Image: England players celebrate after winning the second Ashes Test in Adelaide
'We want to see more tons from our batsmen'
After plundering Australia's attack in the second innings of the first Test in Brisbane, England's batsmen roared to a 620-5 declared total in their first innings at Adelaide Oval.
Their bowlers then cut short Australia's second innings fight back by skittling the remaining six wickets in the morning session on the fifth day.
Despite the team's complete performance, Flower said there was room for improvement and challenged his batsmen to produce more big scores at Perth when the third Test gets underway on December 16.

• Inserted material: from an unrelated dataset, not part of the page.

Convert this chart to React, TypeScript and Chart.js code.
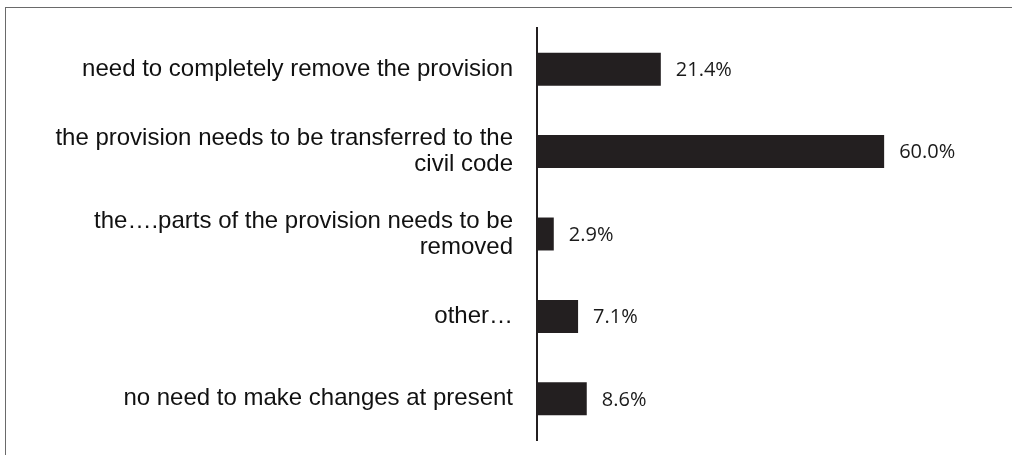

"Without a doubt we can (improve). Adelaide was the first time that we have seen batsmen back up big hundreds with more big runs.
"But it's not often that our guys deliver big hundreds consecutively. And I think that was a great thing to see, so we want to see more of that from our batsmen."
Image: Ricky Ponting shakes hands with Kevin Pietersen
'We've got a long way to go'
One outstanding match would not guarantee England success in Perth, Flower said, where the team will miss the services of injured paceman Stuart Broad.
"How can we be complacent when were ranked number four in the world? We've got a long way to go and were only one-nil up in a five-Test series. So that would be a crazy one," Flower added.
Quick James Anderson's preparations for Perth would also be affected as he had flown home for the birth of his child and was not expected to re-join his teammates until shortly before the Test.
Flower will rest two of his bowlers for the three-day tour match against Victoria state at the Melbourne Cricket Ground starting on Friday to have the option of playing seamers Chris Tremlett, Tim Bresnan and Ajmal Shahzad.
Image: Graeme Swann reacts after picking the last wicket during the second Ashes Test in Adelaide
'Tour matches gave our players confidence'
The England coach was cagey about his remaining selections but confirmed that wicketkeeper-batsman Steven Davies and Irish cricketer Eoin Morgan would be in the side along with captain Andrew Strauss, the only top-order England batsman to fail in Adelaide.
England played three-day matches on Test wickets in Perth and Adelaide and a four-dayer in Hobart in the lead-up, a marked contrast to the team's total of five days' match practice prior to their disastrous 5-0 whitewash four years ago.
Flower credited the robust schedule for helping their Ashes campaign get off to a flying start.
"I think (tour matches) were very important to give people confidence and the experience at the Test grounds is also important for our balance, so they are very important and this one's the same," Flower said of the Victoria match.
Image: England's Andrew Strauss and Kevin Pietersen at a news conference after second Ashes Test in Adelaide
'We respect the Australians, but don't fear them'
While the Adelaide loss had prompted hand-wringing across sports-mad Australia, who have not lost a home series to their bitter rivals in 24 years, Flower said he was oblivious to the soul-searching and selection dilemmas facing the hosts ahead of Perth.
"We respect the Australians, they're a very good side, they're a very strong cricketing nation as we all know.
"But I wouldn't say fear is a word that comes into our discussions at any time and we try to keep it away from our dressing room. Our guys are confident about their own game."